Quand la fameuse Auberge Hatley de North Hatley, dans les Cantons-de-l'Est, a été détruite dans un incendie il y a quelques années  celle où l'ancien président français Jacques Chirac allait parfois en vacances , la région s'est sentie un peu orpheline. Perdre un repère de la sorte ne se fait pas sans heurts, sans débordement de nostalgie.

Heureusement, il y avait une deuxième institution hôtelière de haut calibre pour tenir le fort non loin: le manoir Hovey.

Aujourd'hui, c'est lui, la référence, dans ce magnifique coin de pays.

Installé aussi sur les rives du lac Massawippi, le Manoir est exactement ce qu'on attend de ces auberges anciennes avec terrasses, vues sur l'eau et les collines, canoës et cannes à pêche. Entre la piscine et les fauteuils Adirondack sur le quai, on y profite d'une villégiature paisible, très classe. Le lieu fait partie des Relais&Châteaux et, côté service et accueil, ça se voit. De plus, la table est sérieuse, la cave à vin aussi.

L'an dernier, une partie de l'auberge a été à son tour la proie des flammes, obligeant les propriétaires, la famille Stafford, à rénover notamment la cuisine et la salle à manger.

Les transformations ont rajeuni l'endroit, mais aussi changé légèrement l'esprit des lieux. Par exemple, au revoir les murs jaunes de la salle principale, maintenant tapissée de tons crème et chocolat.

Le nouveau style est toutefois particulier. On dirait le papier peint déchiré. L'audace tranche avec le classicisme du reste. A-t-on voulu dépoussiérer l'atmosphère en limitant le côté rétro, «vieux cuir et tartans» si présent jadis? Ou pas? La modernisation de l'atmosphère semble hésitante.

À table, au restaurant Hatley, même double message. Le service demeure archiprofessionnel et attentionné et, côté vins, la carte propose toujours beaucoup de classiques. Mais on cherche aussi à explorer ailleurs. Alors qu'on attend un alsacien ou un bourgogne, on nous propose d'entrée de jeu un vin australien ou un chardonnay du Jura.

Même expérience au repas

En fait, cette quête de créativité et de chemins plus audacieux, à l'intérieur d'un cocon encore assez traditionnel, est à l'image de toute l'expérience du repas. La table des chefs Roland Ménard et Francis Wolf semble en effet constamment avoir envie d'explorer tout en restant ancrée dans des valeurs sûres. Difficile pour une réelle originalité.

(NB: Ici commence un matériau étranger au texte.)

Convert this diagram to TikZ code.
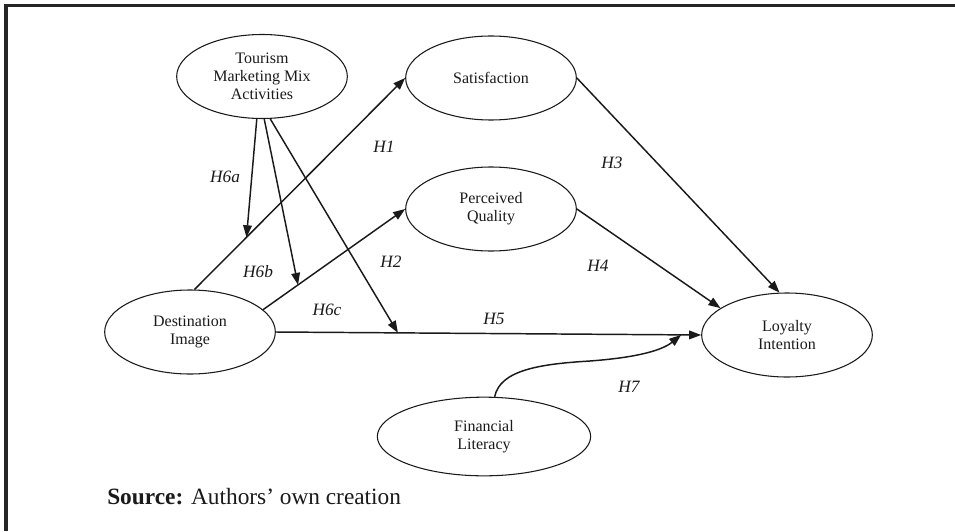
\documentclass[tikz,border=0pt]{standalone}
\usepackage{fontspec}
\setmainfont{Liberation Serif}
\usepackage{xcolor}
\usepackage{tikz}
\usetikzlibrary{
  arrows.meta,
  shapes.geometric
}
\definecolor{framegray}{HTML}{262626}
\definecolor{inkcolor}{HTML}{1A1A1A}

\begin{document}
\begin{tikzpicture}[
  x=0.75pt, y=-0.75pt,
  construct/.style={draw=inkcolor, ellipse, line width=0.8pt, inner sep=0pt,
    minimum width=128pt, minimum height=63pt, align=center,
    font=\fontsize{12}{13.6}\selectfont, text=inkcolor},
  path/.style={draw=inkcolor, line width=1.1pt,
    -{Triangle[length=9pt, width=6.5pt]}},
  hyp/.style={font=\fontsize{13}{15}\selectfont\itshape, text=inkcolor},
]
  \useasboundingbox (0,0) rectangle (955,531);
  \draw[framegray, line width=2.6pt] (6,531) -- (6,5.7) -- (955,5.7);

  % Constructs
  \node[construct] (tmm) at (262,76.5) {Tourism\\Marketing Mix\\Activities};
  \node[construct] (sat) at (491,78) {Satisfaction};
  \node[construct] (pq) at (491,209) {Perceived\\Quality};
  \node[construct] (di) at (190,332) {Destination\\Image};
  \node[construct] (li) at (787,335) {Loyalty\\Intention};
  \node[construct, minimum width=160pt, minimum height=59pt] (fl) at (484,436.5)
    {Financial\\Literacy};

  % Direct paths
  \draw[path] (di.84) -- coordinate[pos=0.247] (m1) (sat.west);
  \draw[path] (di.17) -- coordinate[pos=0.246] (m2) (pq.west);
  \draw[path] (di.east) -- coordinate[pos=0.287] (m3) coordinate[pos=0.953] (m4) (li.west);
  \draw[path] (sat.east) -- (li.100);
  \draw[path] (pq.east) -- (li.158);

  % Moderating paths
  \draw[path] (tmm.263) -- (m1);
  \draw[path] (tmm.273) -- (m2);
  \draw[path] (tmm.281) -- (m3);
  \draw[path] (fl.75) .. controls (500,370) and (540,364) .. (590,361)
    .. controls (630,358) and (660,352) .. (m4);

  % Hypotheses
  \node[hyp] (h1) at (384,147) {H1};
  \node[hyp] (h2) at (391,262) {H2};
  \node[hyp] (h3) at (612,163) {H3};
  \node[hyp] (h4) at (598,266) {H4};
  \node[hyp] (h5) at (494,319) {H5};
  \node[hyp] (h6a) at (225,177) {H6a};
  \node[hyp] (h6b) at (258,272) {H6b};
  \node[hyp] (h6c) at (327,310) {H6c};
  \node[hyp] (h7) at (629,387) {H7};

  \node[anchor=base west, font=\fontsize{17.5}{20}\selectfont, text=inkcolor, inner sep=0pt]
    (src) at (107,504) {\textbf{Source:} Authors’ own creation};
\end{tikzpicture}
\end{document}
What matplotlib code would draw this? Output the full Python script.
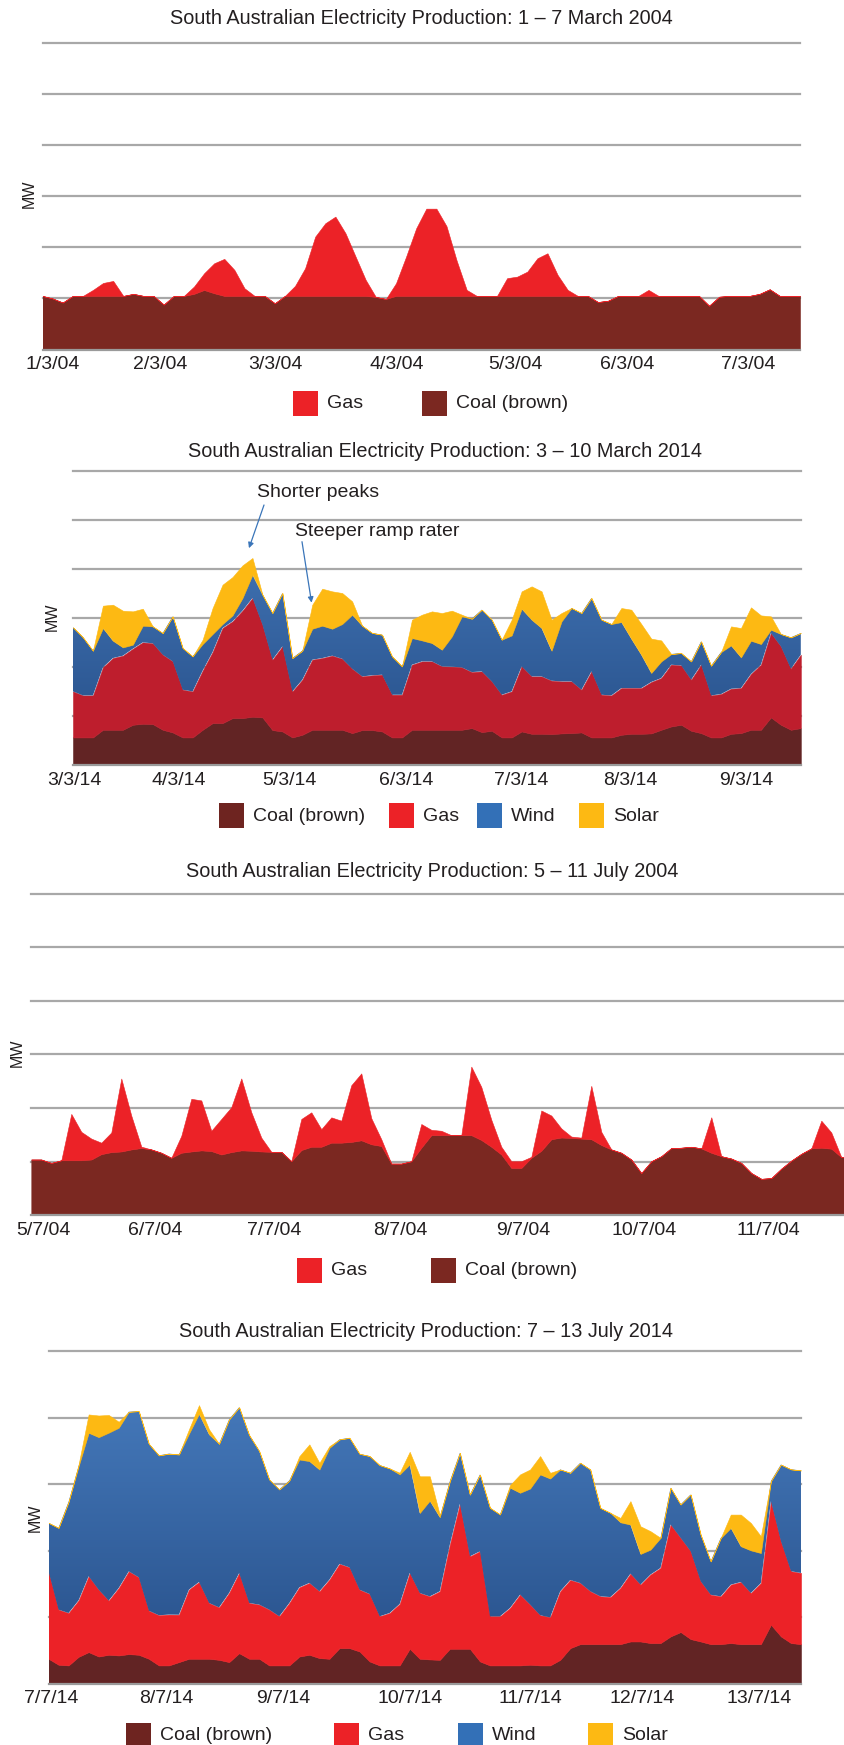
import numpy as np
import matplotlib.pyplot as plt
from matplotlib.colors import LinearSegmentedColormap
from matplotlib.patches import Rectangle

plt.rcParams['font.family'] = ['Liberation Sans', 'DejaVu Sans']

# ---- 1-7 March 2004 (MW, one sample every ~2 h) ----
mar04_tick_pos = [1.0, 11.7, 23.1, 35.1, 46.8, 57.9, 69.9]
mar04_labels = ['1/3/04', '2/3/04', '3/3/04', '4/3/04', '5/3/04', '6/3/04', '7/3/04']
mar04_coal = [525, 500, 460, 525, 525, 525, 525, 525, 525, 545,
              525, 525, 440, 525, 525, 545, 583, 551, 525, 525,
              525, 525, 525, 453, 525, 525, 525, 525, 525, 525,
              525, 525, 525, 515, 495, 525, 525, 525, 525, 525,
              525, 525, 525, 525, 525, 525, 525, 525, 525, 525,
              525, 525, 525, 525, 525, 465, 478, 525, 525, 525,
              525, 525, 525, 525, 525, 525, 429, 517, 525, 525,
              525, 545, 590, 525, 525, 525]
mar04_gas = [0, 0, 0, 0, 0, 59, 127, 147, 0, 0,
             0, 0, 0, 0, 0, 72, 164, 294, 363, 255,
             75, 0, 0, 0, 0, 98, 271, 581, 712, 777,
             614, 385, 157, 0, 0, 124, 385, 663, 855, 855,
             684, 348, 59, 0, 0, 0, 174, 189, 238, 369,
             418, 206, 59, 0, 0, 0, 0, 0, 0, 0,
             59, 0, 0, 0, 0, 0, 0, 0, 0, 0,
             0, 0, 0, 0, 0, 0]

# ---- 3-10 March 2014 ----
mar14_tick_pos = [0.1, 10.65, 21.75, 33.45, 45.0, 55.85, 67.55]
mar14_labels = ['3/3/14', '4/3/14', '5/3/14', '6/3/14', '7/3/14', '8/3/14', '9/3/14']
mar14_coal = [279, 279, 279, 357, 357, 357, 408, 418, 415, 357,
              330, 279, 279, 357, 425, 425, 476, 476, 490, 483,
              354, 340, 279, 306, 357, 357, 357, 357, 323, 354,
              354, 340, 279, 279, 357, 357, 357, 357, 357, 357,
              374, 333, 347, 279, 279, 340, 316, 316, 313, 320,
              323, 330, 279, 279, 279, 306, 316, 316, 320, 357,
              391, 408, 347, 323, 279, 279, 316, 323, 357, 357,
              483, 408, 357, 374]
mar14_gas = [469, 428, 428, 636, 731, 755, 775, 830, 823, 765,
             724, 486, 469, 602, 724, 969, 986, 1095, 1210, 945,
             717, 867, 469, 561, 714, 731, 755, 724, 656, 547,
             558, 578, 435, 435, 663, 697, 697, 646, 643, 636,
             571, 619, 503, 435, 469, 663, 585, 585, 544, 530,
             527, 435, 673, 435, 428, 476, 466, 466, 524, 527,
             629, 605, 520, 697, 428, 442, 459, 459, 568, 663,
             860, 799, 622, 748]
mar14_wind = [653, 592, 456, 401, 177, 85, 41, 170, 173, 221,
              459, 425, 357, 272, 184, 41, 61, 129, 238, 306,
              476, 544, 340, 296, 316, 330, 275, 354, 551, 517,
              432, 408, 391, 289, 272, 214, 187, 170, 309, 520,
              544, 629, 629, 561, 571, 588, 578, 493, 306, 612,
              748, 782, 748, 765, 728, 673, 503, 340, 92, 170,
              109, 126, 187, 238, 303, 428, 442, 313, 340, 211,
              34, 126, 320, 221]
mar14_solar = [0, 0, 0, 228, 367, 374, 340, 173, 0, 0,
               0, 0, 0, 44, 265, 401, 391, 333, 170, 0,
               0, 0, 0, 0, 245, 377, 381, 316, 136, 0,
               0, 0, 0, 0, 187, 262, 323, 374, 262, 17,
               0, 0, 0, 0, 160, 177, 340, 374, 316, 85,
               0, 0, 0, 0, 0, 143, 296, 313, 350, 214,
               0, 0, 0, 0, 0, 0, 194, 299, 340, 292,
               136, 0, 0, 0]

# ---- 5-11 July 2004 ----
jul04_tick_pos = [1.17, 12.4, 24.3, 36.9, 49.2, 61.3, 73.7]
jul04_labels = ['5/7/04', '6/7/04', '7/7/04', '8/7/04', '9/7/04', '10/7/04', '11/7/04']
jul04_coal = [520, 520, 488, 513, 513, 513, 520, 570, 589, 595,
              614, 627, 614, 583, 536, 583, 595, 605, 599, 567,
              589, 605, 602, 595, 592, 592, 504, 608, 639, 639,
              677, 677, 684, 699, 662, 646, 482, 482, 504, 630,
              747, 747, 747, 747, 747, 702, 639, 567, 441, 441,
              536, 602, 709, 725, 721, 715, 709, 655, 614, 583,
              520, 394, 504, 551, 627, 630, 639, 624, 583, 551,
              529, 488, 394, 340, 347, 435, 510, 573, 624, 630,
              621, 542, 536]
jul04_gas = [0, 0, 0, 0, 432, 265, 195, 107, 183, 680,
             315, 13, 0, 0, 0, 158, 491, 466, 189, 331,
             419, 671, 359, 129, 0, 0, 0, 290, 321, 164,
             236, 205, 529, 624, 243, 63, 0, 0, 0, 221,
             50, 41, 0, 0, 639, 495, 252, 72, 63, 63,
             9, 375, 221, 85, 13, 9, 498, 123, 0, 0,
             0, 0, 0, 0, 0, 0, 0, 0, 331, 0,
             0, 0, 0, 0, 0, 0, 0, 0, 0, 252,
             151, 0, 0]

# ---- 7-13 July 2014 ----
jul14_tick_pos = [0.25, 11.76, 23.4, 36.0, 48.0, 59.2, 70.8]
jul14_labels = ['7/7/14', '8/7/14', '9/7/14', '10/7/14', '11/7/14', '12/7/14', '13/7/14']
jul14_coal = [186, 141, 136, 201, 236, 203, 216, 211, 221, 216,
              186, 136, 136, 161, 186, 186, 186, 178, 161, 228,
              186, 186, 136, 136, 136, 203, 216, 191, 186, 266,
              266, 241, 166, 136, 136, 136, 261, 186, 181, 178,
              261, 261, 261, 166, 136, 136, 136, 136, 141, 136,
              136, 178, 266, 296, 296, 296, 296, 296, 316, 316,
              304, 304, 354, 387, 334, 316, 296, 296, 304, 296,
              296, 296, 442, 354, 304, 296]
jul14_gas = [658, 414, 394, 424, 570, 502, 407, 507, 622, 582,
             361, 377, 382, 356, 520, 577, 419, 394, 520, 602,
             419, 407, 419, 369, 469, 520, 540, 502, 595, 633,
             607, 464, 507, 369, 394, 462, 570, 494, 474, 515,
             783, 1089, 695, 828, 369, 369, 432, 532, 452, 377,
             361, 515, 512, 459, 397, 359, 354, 422, 510, 427,
             515, 565, 841, 708, 660, 452, 371, 359, 439, 467,
             384, 459, 929, 715, 540, 535]
jul14_wind = [364, 615, 836, 1009, 1079, 1147, 1263, 1205, 1200, 1250,
              1255, 1202, 1210, 1205, 1172, 1265, 1268, 1230, 1305, 1247,
              1263, 1155, 979, 954, 921, 961, 916, 916, 991, 936,
              974, 1022, 1037, 1137, 1087, 974, 816, 602, 720, 557,
              477, 384, 464, 577, 816, 766, 904, 766, 873, 1059,
              1044, 916, 806, 904, 916, 665, 633, 494, 369, 231,
              188, 226, 276, 251, 427, 351, 251, 439, 427, 269,
              321, 226, 151, 577, 766, 771]
jul14_solar = [0, 0, 0, 13, 138, 163, 133, 45, 0, 0,
               0, 0, 0, 0, 33, 65, 38, 0, 0, 0,
               0, 0, 0, 0, 0, 25, 126, 50, 13, 0,
               0, 0, 0, 0, 0, 13, 95, 276, 183, 15,
               0, 0, 0, 0, 0, 0, 20, 138, 143, 138,
               43, 0, 0, 0, 0, 0, 0, 33, 176, 208,
               138, 0, 0, 0, 0, 0, 0, 0, 100, 238,
               206, 126, 0, 0, 0, 0]

W, H = 844, 1745
TEXT = '#231f20'
GRID = '#a8a8a8'
COAL_OLD, COAL_NEW = '#7b2821', '#622424'
GAS, GAS_DARK = '#ec2227', '#be1e2d'
WIND = ('#4a80c3', '#254d86')  # top, bottom of the gradient
SOLAR = '#fdb913'

fig = plt.figure(figsize=(W / 100, H / 100), dpi=100)


def add_axes_px(left, top, right, bottom):
    return fig.add_axes([left / W, 1 - bottom / H, (right - left) / W, (bottom - top) / H])


def fig_text(x, y, s, **kw):
    kw.setdefault('fontsize', 14)
    kw.setdefault('color', TEXT)
    return fig.text(x / W, 1 - y / H, s, **kw)


def legend_row(y, items):
    for label, color, x in items:
        fig.add_artist(Rectangle((x / W, 1 - (y + 12.5) / H), 25 / W, 25 / H,
                                 transform=fig.transFigure, facecolor=color, edgecolor='none'))
        fig_text(x + 34, y, label, ha='left', va='center')


def stacked(ax, layers, ymax, ticks, labels):
    n = len(layers[0][0])
    x = np.arange(n)
    ax.set_xlim(0, n - 1)
    ax.set_ylim(0, ymax)
    for v in range(500, ymax + 1, 500):
        ax.axhline(v, color=GRID, lw=1.6, zorder=0, clip_on=False)
    base = np.zeros(n)
    for z, (values, color) in enumerate(layers, start=1):
        top = base + np.asarray(values, dtype=float)
        if isinstance(color, tuple):
            poly = ax.fill_between(x, base, top, facecolor='none', lw=0, zorder=z)
            cmap = LinearSegmentedColormap.from_list('wind', [color[1], color[0]])
            im = ax.imshow(np.linspace(0, 1, 256).reshape(-1, 1), extent=[0, n - 1, 0, ymax],
                           origin='lower', aspect='auto', cmap=cmap, zorder=z)
            im.set_clip_path(poly.get_paths()[0], transform=ax.transData)
        else:
            ax.fill_between(x, base, top, facecolor=color, edgecolor=color, lw=0.4, zorder=z)
        base = top
    ax.axhline(0, color='#9a9a9a', lw=1.6, zorder=10, clip_on=False)
    ax.set_xlim(0, n - 1)
    ax.set_ylim(0, ymax)
    ax.set_xticks(ticks, labels)
    ax.set_yticks([])
    ax.tick_params(axis='x', length=0, pad=5, labelsize=14, labelcolor=TEXT)
    for s in ax.spines.values():
        s.set_visible(False)
    ax.patch.set_visible(False)


# panel 1
ax1 = add_axes_px(42.5, 43.3, 800, 349.5)
stacked(ax1, [(mar04_coal, COAL_OLD), (mar04_gas, GAS)], 3000, mar04_tick_pos, mar04_labels)
fig_text(421.6, 18.3, 'South Australian Electricity Production: 1 – 7 March 2004',
         ha='center', va='center', fontsize=14.3)
fig_text(29.5, 194, 'MW', rotation=90, ha='center', va='center', fontsize=11.5)
legend_row(403, [('Gas', GAS, 293), ('Coal (brown)', COAL_OLD, 422)])

# panel 2
ax2 = add_axes_px(73, 470.5, 800.8, 764.8)
stacked(ax2, [(mar14_coal, COAL_NEW), (mar14_gas, GAS_DARK), (mar14_wind, WIND), (mar14_solar, SOLAR)],
        3000, mar14_tick_pos, mar14_labels)
fig_text(445, 451.7, 'South Australian Electricity Production: 3 – 10 March 2014',
         ha='center', va='center', fontsize=14.3)
fig_text(52, 617, 'MW', rotation=90, ha='center', va='center', fontsize=11.5)
legend_row(816, [('Coal (brown)', '#6e2420', 219), ('Gas', GAS, 389),
                 ('Wind', '#3370b7', 477), ('Solar', SOLAR, 579)])
arrow = dict(arrowstyle='-|>', color='#3a75b9', lw=0.9, mutation_scale=8, shrinkA=0, shrinkB=0)
ax2.annotate('', xy=(17.65, 2208), xytext=(264, H - 505), textcoords='figure pixels', arrowprops=arrow)
ax2.annotate('', xy=(23.93, 1653), xytext=(302, H - 541.7), textcoords='figure pixels', arrowprops=arrow)
fig_text(318, 492.7, 'Shorter peaks', ha='center', va='center')
fig_text(295.4, 532, 'Steeper ramp rater', ha='left', va='center')

# panel 3 (runs past the right edge of the picture)
ax3 = add_axes_px(31.3, 893.5, 851.3, 1215.3)
stacked(ax3, [(jul04_coal, COAL_OLD), (jul04_gas, GAS)], 3000, jul04_tick_pos, jul04_labels)
fig_text(432.3, 871.7, 'South Australian Electricity Production: 5 – 11 July 2004',
         ha='center', va='center', fontsize=14.3)
fig_text(17, 1053, 'MW', rotation=90, ha='center', va='center', fontsize=11.5)
legend_row(1270.5, [('Gas', GAS, 297), ('Coal (brown)', COAL_OLD, 431)])

# panel 4
ax4 = add_axes_px(48.5, 1351, 801, 1683.5)
stacked(ax4, [(jul14_coal, COAL_NEW), (jul14_gas, GAS), (jul14_wind, WIND), (jul14_solar, SOLAR)],
        2500, jul14_tick_pos, jul14_labels)
fig_text(426.4, 1331.7, 'South Australian Electricity Production: 7 – 13 July 2014',
         ha='center', va='center', fontsize=14.3)
fig_text(35, 1518, 'MW', rotation=90, ha='center', va='center', fontsize=11.5)
legend_row(1735, [('Coal (brown)', '#6e2420', 126), ('Gas', GAS, 334),
                  ('Wind', '#3370b7', 458), ('Solar', SOLAR, 588)])

fig.savefig('out.png', dpi=100)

Pour amorcer le repas, on nous offre une mise en bouche délicate faite d'une crème montée aux cèpes servie avec de fines lamelles de carottes et de minuscules champignons pieds bleus. L'accord des champignons marche, les carottes apportent une légère note sucrée, mais la crème, racoleuse, est un peu riche. On cherche une acidité en contrepoids.

En entrée, suivent plusieurs petits plats, allant d'un pétoncle unique sur polenta croquante, bien fait mais sans zeste, à une combinaison plus audacieuse de morue charbonnière ultra-fondante sur artichaut grillé avec un bouillon de capucines juste assez marqué par la profondeur un peu poivrée de ces fleurs comestibles. Un des plats les plus intéressants est toutefois un hommage à la salade de tomates du chef français Michel Bras, où elles sont disposées en magnifique damier dans l'assiette, toutes différentes, parfois ponctuées de minifleurs, apprêtées de façon fraîche, avec un peu de betterave et de délicates mayonnaises. A-t-on précisé que les chefs cherchent le plus possible à s'approvisionner localement et qu'avec de tels plats, cette quête est bien mise en évidence?

Plus classique, le foie gras est au torchon, relevé par des baies de sureau juste assez sures, une meringue au poivre long, un pain brioché à l'estragon et quelques raisins Concorde. La longue liste d'ingrédients pourrait être simplifiée, mais le plat demeure néanmoins élégant et techniquement impeccable.

En plat principal, la pièce de boeuf des Cantons est parfaitement cuite, bleue comme on l'avait demandée. En revanche, le flétan du Pacifique rôti, avec relish de maïs en grain et huile de persil, aurait pu l'être un peu moins et, ainsi, gagner en élégance.

Au dessert, c'est le granité au basilic, lisse et doux, qui vole la vedette dans un plat confectionné avec des fraises tardives et un gâteau à la vanille. De la même façon, un caramel à la cardamome tient le premier rôle dans une création au chocolat avec guimauve à la menthe. Comme beaucoup d'autres plats, cette invention complexe pourrait être mieux mise au point, plus précise. C'est beaucoup demander, mais dans une institution d'une telle envergure, on peut sûrement s'attendre à cela.